The place was Ephesus (in modern day Turkey), the year was 250, and the Emperor Decius had just instituted the first aggressive, systematic persecution of Christians since Nero’s original persecution back in 64.  All men throughout the Empire were required to burn incense to the State gods.  If Christians refused, they were to be executed as traitors to the State.  Decius himself traveled to many of the imperial cities to put his order into effect.  One of these destinations was Ephesus.

So fearsome was the persecution that families were torn apart, some fathers holding fast while their sons caved in, and vice versa.  The Seven Sleepers were young men (some say boys), who feared for their lives, but not so much as to lose that healthiest of fears for their souls.  They were brought before Decius and bore courageous testimony to the Lordship of Christ.  The Emperor granted them a period of time to repent, during which they liquidated all their wealth and gave it to the poor.  Then they decided to flee to the wilderness around a nearby mountain to wait things out.  One of them, named Malchus, would dress up like a beggar and go into town every couple of days to get supplies and news.

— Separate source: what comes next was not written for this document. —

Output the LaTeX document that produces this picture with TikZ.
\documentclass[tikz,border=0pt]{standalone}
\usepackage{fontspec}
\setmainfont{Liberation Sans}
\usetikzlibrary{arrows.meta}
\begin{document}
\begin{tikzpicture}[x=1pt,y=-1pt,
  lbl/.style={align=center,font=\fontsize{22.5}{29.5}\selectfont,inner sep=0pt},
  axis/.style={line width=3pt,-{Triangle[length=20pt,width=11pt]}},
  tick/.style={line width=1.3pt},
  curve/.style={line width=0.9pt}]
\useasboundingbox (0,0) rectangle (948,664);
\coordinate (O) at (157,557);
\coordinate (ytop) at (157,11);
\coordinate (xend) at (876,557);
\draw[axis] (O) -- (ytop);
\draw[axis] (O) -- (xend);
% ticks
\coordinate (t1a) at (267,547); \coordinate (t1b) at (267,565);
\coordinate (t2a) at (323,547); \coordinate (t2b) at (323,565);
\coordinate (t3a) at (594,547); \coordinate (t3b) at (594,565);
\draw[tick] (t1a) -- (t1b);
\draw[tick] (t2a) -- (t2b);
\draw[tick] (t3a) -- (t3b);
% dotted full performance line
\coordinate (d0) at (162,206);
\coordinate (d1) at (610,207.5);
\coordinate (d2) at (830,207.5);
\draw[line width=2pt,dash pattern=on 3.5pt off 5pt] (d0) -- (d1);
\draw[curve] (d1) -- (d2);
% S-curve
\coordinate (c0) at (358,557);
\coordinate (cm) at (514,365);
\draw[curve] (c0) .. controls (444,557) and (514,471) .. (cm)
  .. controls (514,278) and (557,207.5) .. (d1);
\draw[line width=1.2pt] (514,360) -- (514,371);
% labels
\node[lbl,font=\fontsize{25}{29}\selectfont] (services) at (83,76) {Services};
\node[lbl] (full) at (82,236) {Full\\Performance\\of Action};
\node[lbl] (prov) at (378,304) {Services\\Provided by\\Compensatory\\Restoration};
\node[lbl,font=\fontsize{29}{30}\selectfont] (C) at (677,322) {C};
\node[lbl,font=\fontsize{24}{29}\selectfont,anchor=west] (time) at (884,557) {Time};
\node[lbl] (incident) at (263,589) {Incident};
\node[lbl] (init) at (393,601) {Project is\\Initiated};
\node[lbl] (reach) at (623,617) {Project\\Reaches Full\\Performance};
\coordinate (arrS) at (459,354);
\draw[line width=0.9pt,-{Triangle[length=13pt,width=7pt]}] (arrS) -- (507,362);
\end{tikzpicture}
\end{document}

Decius returned and had them sent for.  The cave they were hiding in was found, but when it was searched the Christians were not found.  God had cast them all into a deep sleep and protected the corner of their haven from discovery.  Decius had the mouth of the cave blocked up with stones, and some Christian comrades wrote the account of these events and placed the scrolls, in lead cases, among the rocks.

Two hundred and eight years later they awoke, when some masons had caused the rocks to be removed from the cave by their work in the area.  The Seven Sleepers thought they had only slept one night.  They sent Malchus back into town to get news, and lo and behold the young man saw a cross above the city gate as he approached.  Impossible.  He went to the other gate nearby – a cross there, too.  Amazed, he sought out each gate and found crosses over them all.  Entering the city, he heard conversation in which Jesus Christ was frequently and reverently mentioned.  He marveled at the change in the city.  When he went to buy bread, the merchants saw his money and thought he had found a treasure.  A hullabaloo ensued, and Malchus was brought to St Martin, the bishop, to explain himself, after which the whole population of the city accompanied Malchus to the cave, where the bishop entered and found the Seven Sleepers, radiant in their faithful innocence.  Further explanations were given, the ancient scrolls were found and read, and all glorified God mightily.

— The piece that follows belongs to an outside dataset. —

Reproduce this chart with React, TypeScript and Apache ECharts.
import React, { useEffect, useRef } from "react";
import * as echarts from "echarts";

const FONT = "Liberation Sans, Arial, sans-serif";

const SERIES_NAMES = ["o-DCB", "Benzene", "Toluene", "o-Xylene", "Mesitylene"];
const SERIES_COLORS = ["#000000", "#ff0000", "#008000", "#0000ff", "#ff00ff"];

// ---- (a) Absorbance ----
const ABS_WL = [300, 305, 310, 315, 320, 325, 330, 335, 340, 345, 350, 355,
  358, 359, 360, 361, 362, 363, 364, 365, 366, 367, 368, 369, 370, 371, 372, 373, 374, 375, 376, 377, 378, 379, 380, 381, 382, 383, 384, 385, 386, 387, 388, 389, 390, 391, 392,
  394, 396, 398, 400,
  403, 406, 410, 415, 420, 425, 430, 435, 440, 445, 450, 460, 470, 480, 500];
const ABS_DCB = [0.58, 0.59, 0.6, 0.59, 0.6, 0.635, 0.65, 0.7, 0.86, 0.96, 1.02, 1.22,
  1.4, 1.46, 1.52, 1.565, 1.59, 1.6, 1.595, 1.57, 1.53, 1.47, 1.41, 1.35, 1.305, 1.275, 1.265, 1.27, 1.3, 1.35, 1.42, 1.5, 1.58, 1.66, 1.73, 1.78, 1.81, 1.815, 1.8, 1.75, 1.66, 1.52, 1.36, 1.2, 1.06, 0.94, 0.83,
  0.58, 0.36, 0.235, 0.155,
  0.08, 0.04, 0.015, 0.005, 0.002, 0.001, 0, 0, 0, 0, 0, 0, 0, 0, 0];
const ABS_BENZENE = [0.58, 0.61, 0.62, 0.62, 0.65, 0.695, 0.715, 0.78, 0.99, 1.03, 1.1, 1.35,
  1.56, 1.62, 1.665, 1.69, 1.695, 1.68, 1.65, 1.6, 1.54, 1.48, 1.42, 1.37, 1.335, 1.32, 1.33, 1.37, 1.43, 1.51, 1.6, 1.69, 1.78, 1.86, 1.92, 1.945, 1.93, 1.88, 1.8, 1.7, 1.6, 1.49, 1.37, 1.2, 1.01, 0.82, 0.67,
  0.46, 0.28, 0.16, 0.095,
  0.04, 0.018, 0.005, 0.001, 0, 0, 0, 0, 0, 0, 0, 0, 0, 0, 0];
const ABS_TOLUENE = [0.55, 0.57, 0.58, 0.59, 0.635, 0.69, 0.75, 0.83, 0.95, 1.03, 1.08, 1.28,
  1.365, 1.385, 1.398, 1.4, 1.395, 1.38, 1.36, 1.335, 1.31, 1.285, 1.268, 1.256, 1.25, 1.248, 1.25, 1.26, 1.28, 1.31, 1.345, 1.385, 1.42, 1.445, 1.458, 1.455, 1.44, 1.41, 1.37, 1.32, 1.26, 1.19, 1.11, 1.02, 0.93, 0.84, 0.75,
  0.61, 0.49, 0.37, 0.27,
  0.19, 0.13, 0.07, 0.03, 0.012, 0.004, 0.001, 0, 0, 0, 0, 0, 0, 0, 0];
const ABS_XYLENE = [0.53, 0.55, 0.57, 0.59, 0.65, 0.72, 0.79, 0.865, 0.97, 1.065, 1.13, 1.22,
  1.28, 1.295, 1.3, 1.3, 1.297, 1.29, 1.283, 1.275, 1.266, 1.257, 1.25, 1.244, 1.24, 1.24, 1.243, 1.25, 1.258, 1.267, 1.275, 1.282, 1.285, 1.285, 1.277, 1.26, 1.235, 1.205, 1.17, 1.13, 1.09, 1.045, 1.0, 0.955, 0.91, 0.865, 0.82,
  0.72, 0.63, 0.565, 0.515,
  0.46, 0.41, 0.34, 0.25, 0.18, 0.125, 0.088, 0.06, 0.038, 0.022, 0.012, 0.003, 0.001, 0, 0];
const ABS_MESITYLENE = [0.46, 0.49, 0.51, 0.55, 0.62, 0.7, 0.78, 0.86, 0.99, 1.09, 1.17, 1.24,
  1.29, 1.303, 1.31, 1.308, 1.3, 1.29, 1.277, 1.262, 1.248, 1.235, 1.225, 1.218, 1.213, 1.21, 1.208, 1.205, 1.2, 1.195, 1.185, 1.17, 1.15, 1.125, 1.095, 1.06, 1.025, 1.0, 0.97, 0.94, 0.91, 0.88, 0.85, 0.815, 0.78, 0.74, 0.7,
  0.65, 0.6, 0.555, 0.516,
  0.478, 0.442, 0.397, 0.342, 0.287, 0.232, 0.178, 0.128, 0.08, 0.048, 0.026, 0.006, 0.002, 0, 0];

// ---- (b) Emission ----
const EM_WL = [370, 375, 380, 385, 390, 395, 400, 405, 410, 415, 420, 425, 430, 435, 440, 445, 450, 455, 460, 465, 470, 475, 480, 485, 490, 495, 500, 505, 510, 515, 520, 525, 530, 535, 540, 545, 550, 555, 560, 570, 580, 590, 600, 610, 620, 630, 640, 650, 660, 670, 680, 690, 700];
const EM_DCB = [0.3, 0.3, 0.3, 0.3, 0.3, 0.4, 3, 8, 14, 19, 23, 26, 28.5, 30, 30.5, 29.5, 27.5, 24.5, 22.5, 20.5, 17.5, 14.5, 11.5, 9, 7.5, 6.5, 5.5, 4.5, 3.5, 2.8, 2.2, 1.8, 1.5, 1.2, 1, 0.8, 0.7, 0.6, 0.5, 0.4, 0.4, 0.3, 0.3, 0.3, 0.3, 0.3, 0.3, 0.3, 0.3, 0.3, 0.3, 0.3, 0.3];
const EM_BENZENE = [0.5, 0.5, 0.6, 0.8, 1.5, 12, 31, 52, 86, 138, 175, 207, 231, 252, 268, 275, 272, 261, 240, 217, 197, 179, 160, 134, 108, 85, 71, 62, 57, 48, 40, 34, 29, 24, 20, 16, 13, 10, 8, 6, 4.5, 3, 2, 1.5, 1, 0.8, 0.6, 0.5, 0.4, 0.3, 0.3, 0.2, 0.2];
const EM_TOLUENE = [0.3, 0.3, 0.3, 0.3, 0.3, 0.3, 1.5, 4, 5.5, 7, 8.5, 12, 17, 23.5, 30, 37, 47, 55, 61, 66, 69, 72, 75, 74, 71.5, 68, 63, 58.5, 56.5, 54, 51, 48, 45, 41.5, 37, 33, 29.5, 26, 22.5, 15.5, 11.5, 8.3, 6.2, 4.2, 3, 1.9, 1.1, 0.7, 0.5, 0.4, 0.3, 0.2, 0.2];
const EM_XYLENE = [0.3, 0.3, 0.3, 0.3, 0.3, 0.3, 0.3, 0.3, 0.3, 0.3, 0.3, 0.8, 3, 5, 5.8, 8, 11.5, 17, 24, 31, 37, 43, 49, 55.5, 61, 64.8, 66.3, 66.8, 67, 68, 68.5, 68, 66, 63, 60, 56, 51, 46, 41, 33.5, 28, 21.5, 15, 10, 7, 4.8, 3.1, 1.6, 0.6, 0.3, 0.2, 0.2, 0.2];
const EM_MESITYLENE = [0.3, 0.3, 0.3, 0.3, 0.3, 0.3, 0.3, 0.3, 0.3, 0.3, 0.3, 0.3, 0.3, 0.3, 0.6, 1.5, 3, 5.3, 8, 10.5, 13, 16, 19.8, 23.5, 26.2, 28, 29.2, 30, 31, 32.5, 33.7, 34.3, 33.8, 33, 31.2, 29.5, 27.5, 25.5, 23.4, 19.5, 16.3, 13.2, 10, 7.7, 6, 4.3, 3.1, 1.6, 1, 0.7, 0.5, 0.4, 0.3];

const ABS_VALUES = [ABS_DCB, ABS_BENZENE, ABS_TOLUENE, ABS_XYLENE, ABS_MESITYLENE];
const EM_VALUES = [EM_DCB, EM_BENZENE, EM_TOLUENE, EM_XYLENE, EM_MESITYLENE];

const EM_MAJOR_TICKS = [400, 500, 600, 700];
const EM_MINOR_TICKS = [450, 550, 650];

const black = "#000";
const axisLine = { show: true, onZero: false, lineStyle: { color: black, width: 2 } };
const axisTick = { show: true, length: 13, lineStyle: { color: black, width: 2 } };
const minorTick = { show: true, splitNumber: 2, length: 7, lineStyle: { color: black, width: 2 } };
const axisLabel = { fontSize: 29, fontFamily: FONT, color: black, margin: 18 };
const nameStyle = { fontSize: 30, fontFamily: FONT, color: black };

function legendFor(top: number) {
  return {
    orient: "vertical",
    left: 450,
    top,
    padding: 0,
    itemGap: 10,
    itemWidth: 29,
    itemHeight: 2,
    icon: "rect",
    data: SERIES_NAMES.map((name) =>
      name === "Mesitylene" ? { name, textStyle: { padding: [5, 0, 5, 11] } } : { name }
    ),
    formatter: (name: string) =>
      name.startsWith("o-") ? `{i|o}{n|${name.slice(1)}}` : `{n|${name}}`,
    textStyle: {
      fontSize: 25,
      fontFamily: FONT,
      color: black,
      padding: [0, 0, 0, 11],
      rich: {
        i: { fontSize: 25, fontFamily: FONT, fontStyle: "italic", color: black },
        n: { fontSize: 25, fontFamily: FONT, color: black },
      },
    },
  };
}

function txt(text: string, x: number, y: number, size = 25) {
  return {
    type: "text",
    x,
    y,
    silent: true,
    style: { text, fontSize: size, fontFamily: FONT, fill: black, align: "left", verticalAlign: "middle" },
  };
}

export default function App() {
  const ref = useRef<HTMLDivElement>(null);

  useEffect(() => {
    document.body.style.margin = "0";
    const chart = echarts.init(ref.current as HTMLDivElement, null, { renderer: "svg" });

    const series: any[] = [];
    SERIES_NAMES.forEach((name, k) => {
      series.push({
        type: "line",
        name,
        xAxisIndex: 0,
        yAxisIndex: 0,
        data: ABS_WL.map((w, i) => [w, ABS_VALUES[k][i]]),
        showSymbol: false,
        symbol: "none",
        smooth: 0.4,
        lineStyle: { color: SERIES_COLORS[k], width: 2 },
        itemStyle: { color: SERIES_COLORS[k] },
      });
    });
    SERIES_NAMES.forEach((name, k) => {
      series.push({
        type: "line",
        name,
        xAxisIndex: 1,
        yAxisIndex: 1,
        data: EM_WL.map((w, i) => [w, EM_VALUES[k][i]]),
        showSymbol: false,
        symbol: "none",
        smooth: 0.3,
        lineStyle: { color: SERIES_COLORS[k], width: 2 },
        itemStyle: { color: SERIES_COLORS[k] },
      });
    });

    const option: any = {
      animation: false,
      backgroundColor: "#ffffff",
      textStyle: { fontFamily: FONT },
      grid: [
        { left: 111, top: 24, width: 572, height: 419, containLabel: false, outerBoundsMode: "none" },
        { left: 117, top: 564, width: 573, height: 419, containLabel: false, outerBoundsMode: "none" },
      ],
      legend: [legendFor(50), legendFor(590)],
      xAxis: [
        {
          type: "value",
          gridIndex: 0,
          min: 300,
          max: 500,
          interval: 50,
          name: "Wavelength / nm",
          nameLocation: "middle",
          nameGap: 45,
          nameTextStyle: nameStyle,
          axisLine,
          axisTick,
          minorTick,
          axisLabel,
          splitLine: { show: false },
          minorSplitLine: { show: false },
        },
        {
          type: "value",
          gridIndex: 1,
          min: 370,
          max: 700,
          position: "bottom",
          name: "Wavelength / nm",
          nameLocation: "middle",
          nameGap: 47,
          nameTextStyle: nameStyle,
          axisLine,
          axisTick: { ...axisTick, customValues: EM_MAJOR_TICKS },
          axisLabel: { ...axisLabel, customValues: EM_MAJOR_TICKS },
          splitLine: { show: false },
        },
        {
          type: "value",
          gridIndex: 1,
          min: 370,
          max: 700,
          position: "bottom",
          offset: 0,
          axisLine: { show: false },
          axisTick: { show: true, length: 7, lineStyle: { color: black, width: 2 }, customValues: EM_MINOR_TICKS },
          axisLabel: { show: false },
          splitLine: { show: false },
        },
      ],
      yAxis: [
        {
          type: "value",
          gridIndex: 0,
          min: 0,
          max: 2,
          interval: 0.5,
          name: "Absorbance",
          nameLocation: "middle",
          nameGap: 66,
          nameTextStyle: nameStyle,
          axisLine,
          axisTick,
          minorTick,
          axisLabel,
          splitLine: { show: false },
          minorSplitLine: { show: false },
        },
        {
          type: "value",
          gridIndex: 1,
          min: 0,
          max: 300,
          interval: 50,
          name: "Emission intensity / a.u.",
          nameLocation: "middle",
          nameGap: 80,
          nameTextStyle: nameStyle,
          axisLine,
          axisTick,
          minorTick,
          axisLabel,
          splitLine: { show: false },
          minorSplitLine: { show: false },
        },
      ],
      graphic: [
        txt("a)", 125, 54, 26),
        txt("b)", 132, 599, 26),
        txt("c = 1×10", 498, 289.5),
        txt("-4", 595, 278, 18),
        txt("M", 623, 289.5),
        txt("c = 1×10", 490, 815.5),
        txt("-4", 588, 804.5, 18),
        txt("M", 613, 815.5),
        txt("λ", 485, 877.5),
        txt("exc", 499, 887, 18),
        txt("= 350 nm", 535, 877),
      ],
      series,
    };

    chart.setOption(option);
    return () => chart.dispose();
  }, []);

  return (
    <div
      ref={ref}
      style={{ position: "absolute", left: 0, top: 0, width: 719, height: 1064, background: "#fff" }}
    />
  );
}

The Christian Emperor Theodosius was informed of the marvel, and he came to witness it himself.  The Seven Sleepers exhorted the Emperor, the bishop, and all the Christians of the city to have no fear but trust in the promised Resurrection, then they laid themselves down again, and God took their souls to himself.

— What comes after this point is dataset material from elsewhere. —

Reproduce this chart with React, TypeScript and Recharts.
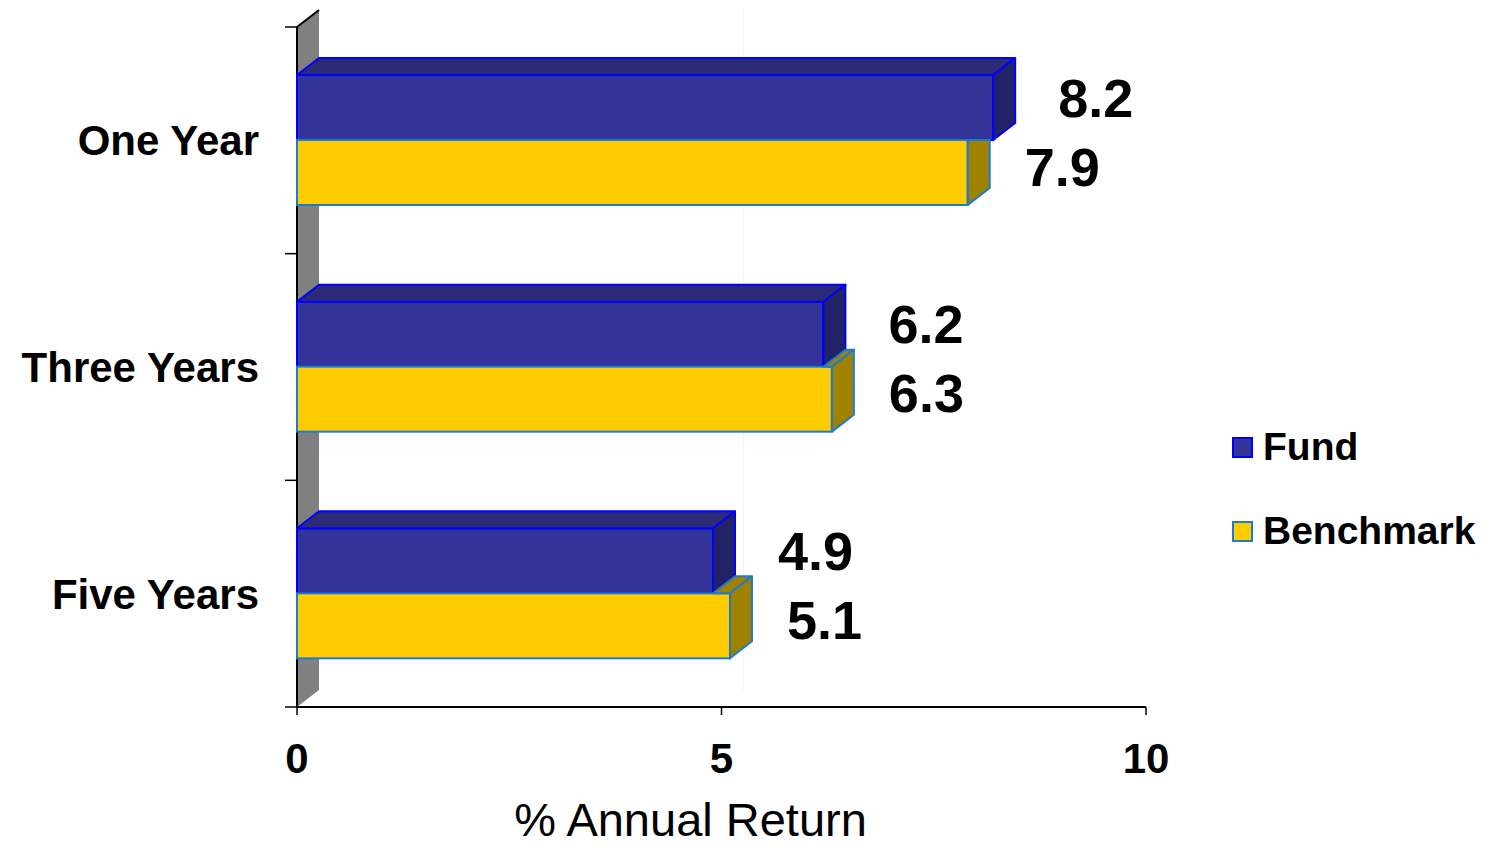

For some reason, modern scholars have discounted this story as legend – as if God couldn’t do that kind of a miracle if he wanted to (he has done plenty of other miracles, you know).  But the historicity question aside, the most amazing, and undeniably true, part of the story is the change that had happened in the entire Roman Empire in the course of two centuries: from systematic, energetic attempts at extermination to the adoption of Christianity as the predominant, official Creed.  And the transition had occurred solely through the fidelity of Christians in the face of opposition.  They hadn’t forced it upon anyone; they hadn’t built up an army and swept through the civilized world inviting pagans to convert at the tip of a sword (as happened in the Muslim conquests a few centuries later).  It was with faith and truth and charity that they had transformed the world.

And this same Church is still around today.  What can explain that except the hand of God?  So before you let go of that hand in order to kiss a sandy bronze one, think about the Seven Sleepers and the lessons they have to teach.